Komisioner Bawaslu RI, Lolly Suhenty mengatakan dari hasil audiensi dengan perwakilan pengadu KPU tersebut, Bawaslu akan melakukan rapat segera dengan KPU dan DKPP. Rapat diperlukan untuk menentukan langkah strategis yang harus diambil. 

"Kami langsung berkoordinasi dengan DKPP supaya nanti dalam waktu yg sesingkat-singkatnya ada tripartit antara Bawaslu, DKPP dan KPU, berkenaan dengan situasi yang telah disampaikan," kata Lolly di kantor Bawaslu, Senin (8/5).

Selain itu, Lolly juga mengatakan Bawaslu berharap jika ada perbaikan tidak mengganggu tahapan yang telah berjalan. Ia pun mengatakan Bawaslu telah bertemu Ketua DKPP dan telah direspon positif.

"Kita tunggu, mudah-mudahan kalau gak hari ini, besok sudah terjadi pertemuan tripartit," kata Lolly.

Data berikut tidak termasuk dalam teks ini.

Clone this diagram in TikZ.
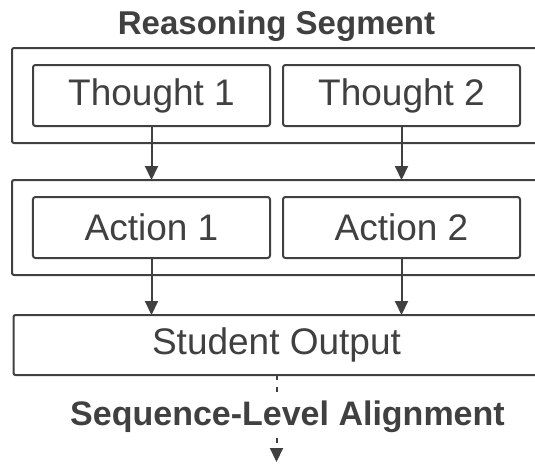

Saat ini KPU telah memasuki masa pendaftaran calon legislatif untuk seluruh tingkatan. Pendaftaran akan berlangsung hingga 14 Mei 2023 mendatang. Untuk 1-13 Mei, jam operasional pendaftaran adalah dari pukul 08.00-16.00 waktu setempat. Sedangkan pada 14 Mei, jam operasional pendaftaran dimulai pukul 08.00-23.59 waktu setempat. KPU berharap proses pendaftaran bisa berjalan lancar.